Wednesday, 2 June 2010

Is Your Marriage Warning Light On?

Dr. Bob Snyder writes a great blog entitled “Lessons Learned on the Journey” where he shares thoughts about life as viewed through a Christian filter ( http://www.lessonslearnedonthejourney.com/ ). In a recent posting “Faith Maintenance” , he questioned whether or not he was taking as much care of his faith as his car’s service manual suggested he take of his car. His entry got me thinking, which is often a painful experience, do we take better care of our cars than we do our marriages?


A car comes with a maintenance manual and often there is a warning light on the dashboard that tells you when it is time to have a particular service performed. More specifically the manual is for the make and model of the car you are driving, written and published by the manufacturer of that vehicle. They know what is best to keep your car in top notch running condition.

Christians have been blessed with a marriage maintenance manual -the Bible. It was written by the One who designed and created the institution of marriage. He knows what is absolutely best for each married couple. We too are given a warning light, i.e. our marriage is not experiencing the joy that God intended, or our love for one another does not manifest itself in a way that glorifies the Creator. To put it in secular terms – “you’ve lost that lov’in feeling.” (Love is not a feeling by the way but that is material for another blog.)

Ignoring your marriage warning light will be more hazardous to your emotional and physical well being than if you ignored the emergency warning light on your car.

Now you can turn to Dr. Phil, read a marriage advice column, buy one of the 10, 293 books on marriage published last year, or read what has been written by the inventor of marriage, the One for whom marriage was designed. If you want the “Cliff Notes” version just read in the Book of Ephesians, chapter 5, verses 21-33. This will tell you what you need to do to keep your marriage running in top notch condition.  

Some people are capable of changing their own oil, rotating their own tires and doing other routine maintenance. Others of us need to go to a mechanic just to have our tires inflated. If you are in the former category you might find that reading a Christian book on marriage or watching a DVD together will suffice. If you are in the latter category you may need to seek a Christian marriage counselor.

In either case the focus must be on what you need to do to be the husband/wife that God has called you to be, not on what your spouse needs to change.

How about it, are you taking better care of your car than your marriage?

Monday, 31 May 2010

Crumpled Clothes

In a recent marriage class we were discussing the fact that marriage is a gift from God. But many of us act as though our spouse is more like the Apostle Paul’s thorn in the flesh than a gift. A treasured friend offered the following analogy: “Let’s say a good friend gave you a $1500 designer dress that she chose for you because she knew it would look beautiful on you and bring out your best features. After you wore it once or twice you crumpled it up into a ball and threw it into the bottom of your closet. There was nothing wrong with the garment you just didn’t go to the effort to take care of it. Now let’s assume that the person who gave you the gift happened to be visiting and saw the crumpled garment, the one they had so carefully selected for you. How do you think they would feel?” Perhaps God feels like that generous person when He sees what a crumpled mess we have made of the marriage he has given us, all because we didn’t put effort into taking care of it.

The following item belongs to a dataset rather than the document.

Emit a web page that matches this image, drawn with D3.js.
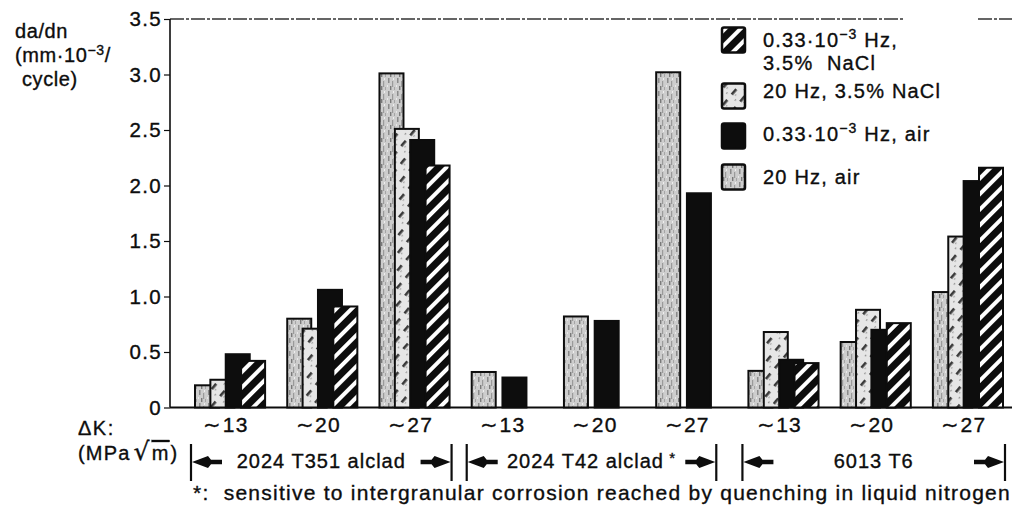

As a general rule when I give someone a gift it is something that I think will bring pleasure to them, something that I think they may have wanted and/or hoped for. I might not be brightest bulb but I learned a long time ago not to give my wife an iron or toaster for an anniversary gift. Neither do we give someone a box of Brillo scrub pads when invited to their home for dinner. There are few things that fit into the category of both “really good” and “good for you”. Three things come to mind – red wine and chocolate (you have to love those anti-oxidants) and marriage.

Marriage made the “good” and “good for you” list because when it is good it is really good and God intended it to be good. In addition God intended it for our good. Setting aside the benefits of a longer and healthier life touted as bi-products of marriage, consider that this person who He has given you is part of His development plan for your life. And you say, “You have to be kidding.” You did say that didn’t you? The person who constantly irritates me, the man who couldn’t find the clothes hamper if it were tied to his leg, the woman who acts as though I am a project to be fixed, the person who doesn’t have one romantic bone in his/her body, etc. – that’s part of God’s development plan?

I find two things are true. First, God uses people and circumstances in my life as part of His plan to mold me into the person he wants me to be and secondly, God’s answer to the Apostle Paul in his time of trial is the same as his answer to me, “My grace is sufficient for you."

Remember your spouse is a gift from God, treat him or her that way.  This is where my friends analogy breaks down, don't hang your spouse up!